“Shift blame to flawed Indian system”: How Uber reacted to 2014 rape case
When an Uber cab driver raped a 25-year-old passenger in Delhi in 2014, the company’s first response was to “shift blame to flawed Indian background checks”
When an Uber cab driver raped a 25-year-old passenger in Delhi in 2014, an incident that marked the ban of the cab aggregator in the national capital and the exit of the firm’s co-founder and ex-CEO Travis Kalanick, the company’s first response to the news was “shift blame to flawed Indian background checks.”
This was revealed in a report called ‘The Uber Files’, which has internal texts, emails, invoices, and other documents. The report, which has 124,000 internal emails, text messages, and documents from Uber, has been obtained by The Guardian and shared with the International Consortium of Investigative Journalists (ICIJ) and The Indian Express.

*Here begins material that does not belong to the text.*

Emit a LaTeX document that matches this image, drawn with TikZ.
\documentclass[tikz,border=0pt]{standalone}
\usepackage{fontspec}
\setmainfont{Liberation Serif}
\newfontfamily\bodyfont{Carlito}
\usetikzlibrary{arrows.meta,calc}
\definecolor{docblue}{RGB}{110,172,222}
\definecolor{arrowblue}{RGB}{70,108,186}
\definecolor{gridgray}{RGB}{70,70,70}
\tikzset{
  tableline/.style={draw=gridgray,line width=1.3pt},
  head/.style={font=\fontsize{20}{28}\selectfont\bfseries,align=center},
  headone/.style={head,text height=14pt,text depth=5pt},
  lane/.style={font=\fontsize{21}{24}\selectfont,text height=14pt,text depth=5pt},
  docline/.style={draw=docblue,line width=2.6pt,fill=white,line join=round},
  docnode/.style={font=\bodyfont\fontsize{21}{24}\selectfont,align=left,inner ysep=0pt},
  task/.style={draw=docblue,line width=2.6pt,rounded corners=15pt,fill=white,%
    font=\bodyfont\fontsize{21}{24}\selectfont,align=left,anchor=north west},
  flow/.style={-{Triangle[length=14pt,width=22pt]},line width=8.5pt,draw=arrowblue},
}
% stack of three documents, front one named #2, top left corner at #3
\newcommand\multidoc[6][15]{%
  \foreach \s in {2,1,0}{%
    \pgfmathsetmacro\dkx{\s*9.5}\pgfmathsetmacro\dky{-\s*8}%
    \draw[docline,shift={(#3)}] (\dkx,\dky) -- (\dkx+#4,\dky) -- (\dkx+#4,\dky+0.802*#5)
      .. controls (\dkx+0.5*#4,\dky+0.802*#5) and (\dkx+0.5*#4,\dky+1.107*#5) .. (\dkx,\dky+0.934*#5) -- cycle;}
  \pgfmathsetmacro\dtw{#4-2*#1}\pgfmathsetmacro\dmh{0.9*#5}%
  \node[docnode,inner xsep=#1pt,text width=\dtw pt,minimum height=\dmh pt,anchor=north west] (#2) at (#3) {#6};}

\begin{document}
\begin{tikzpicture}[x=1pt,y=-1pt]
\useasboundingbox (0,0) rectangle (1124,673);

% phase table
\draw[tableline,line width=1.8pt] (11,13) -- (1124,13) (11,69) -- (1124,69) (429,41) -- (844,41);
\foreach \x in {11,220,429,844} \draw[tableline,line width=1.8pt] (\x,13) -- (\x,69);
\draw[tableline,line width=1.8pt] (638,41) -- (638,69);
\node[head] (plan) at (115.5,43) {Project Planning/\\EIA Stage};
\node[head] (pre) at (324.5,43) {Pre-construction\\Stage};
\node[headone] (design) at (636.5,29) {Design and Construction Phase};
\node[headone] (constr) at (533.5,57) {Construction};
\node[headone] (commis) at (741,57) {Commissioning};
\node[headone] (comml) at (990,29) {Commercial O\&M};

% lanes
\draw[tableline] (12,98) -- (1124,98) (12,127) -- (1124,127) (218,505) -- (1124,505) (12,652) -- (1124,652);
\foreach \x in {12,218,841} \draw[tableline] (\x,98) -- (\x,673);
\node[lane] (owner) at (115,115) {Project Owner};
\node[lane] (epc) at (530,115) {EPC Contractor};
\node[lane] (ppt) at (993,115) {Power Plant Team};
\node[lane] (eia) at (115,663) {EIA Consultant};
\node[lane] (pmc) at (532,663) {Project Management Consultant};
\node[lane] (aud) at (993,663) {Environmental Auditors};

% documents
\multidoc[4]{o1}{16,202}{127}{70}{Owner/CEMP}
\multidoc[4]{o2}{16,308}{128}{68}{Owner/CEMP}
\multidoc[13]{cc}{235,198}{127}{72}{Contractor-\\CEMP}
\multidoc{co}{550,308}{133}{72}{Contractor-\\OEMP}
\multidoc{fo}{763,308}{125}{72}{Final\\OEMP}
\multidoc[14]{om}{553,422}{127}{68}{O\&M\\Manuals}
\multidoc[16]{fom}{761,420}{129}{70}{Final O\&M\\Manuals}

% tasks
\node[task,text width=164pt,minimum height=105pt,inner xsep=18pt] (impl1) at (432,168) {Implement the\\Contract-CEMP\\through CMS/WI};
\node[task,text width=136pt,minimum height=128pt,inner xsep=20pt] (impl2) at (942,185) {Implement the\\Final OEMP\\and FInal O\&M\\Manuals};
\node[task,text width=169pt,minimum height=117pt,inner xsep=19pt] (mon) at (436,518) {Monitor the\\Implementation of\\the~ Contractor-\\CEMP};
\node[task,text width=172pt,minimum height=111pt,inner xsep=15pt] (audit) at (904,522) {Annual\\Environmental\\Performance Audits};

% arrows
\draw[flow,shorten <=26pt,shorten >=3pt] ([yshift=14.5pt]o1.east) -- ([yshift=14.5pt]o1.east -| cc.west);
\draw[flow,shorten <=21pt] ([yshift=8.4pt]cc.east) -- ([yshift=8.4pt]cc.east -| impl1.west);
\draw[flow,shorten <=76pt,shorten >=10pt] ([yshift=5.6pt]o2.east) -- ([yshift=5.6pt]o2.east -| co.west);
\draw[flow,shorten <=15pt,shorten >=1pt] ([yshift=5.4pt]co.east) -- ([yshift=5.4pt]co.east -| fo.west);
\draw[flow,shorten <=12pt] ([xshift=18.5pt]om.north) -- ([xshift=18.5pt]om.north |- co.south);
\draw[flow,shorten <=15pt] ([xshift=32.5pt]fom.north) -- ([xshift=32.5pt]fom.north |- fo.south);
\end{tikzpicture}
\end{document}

The report revealed that Nairi Hourdajian, at that time Uber’s communications head, sent an email to a colleague saying, “Remember that everything is not in your control and that sometimes we have problems because, well, we’re just f***ing illegal.”
Email exchanges mentioned in the report said the firm’s focus was on “damage control to prevent a reputational fallout in other global markets.”
Mark MacGann, then Uber’s Head of Public Policy for Europe and the Middle East, on December 8, 2014, said, “We’re in crisis talks right now, and the media is blazing…The Indian driver was indeed licensed, and the weakness/flaw appears to be in the local licensing scheme… the view in the US is that we can expect inquiries across our markets on the issue of background checks, in the light of what has happened in India,” the report revealed.
The report revealed that Uber lobbied politicians, including former aides to President Obama, flouted rules in its global push, and used ‘stealth technology’ to fend off government investigations.
For example, Uber used a ‘kill switch’ that cut access to Uber servers and blocked authorities from grabbing evidence during raids in at least six countries.
In a written statement, Uber spokesperson Jill Hazelbaker acknowledged mistakes in the past. She said CEO Dara Khosrowshahi, hired in 2017, had been tasked with transforming every aspect of Uber’s operations. “When we say Uber is a different company today, we mean it literally: 90% of current Uber employees joined after Dara became CEO.”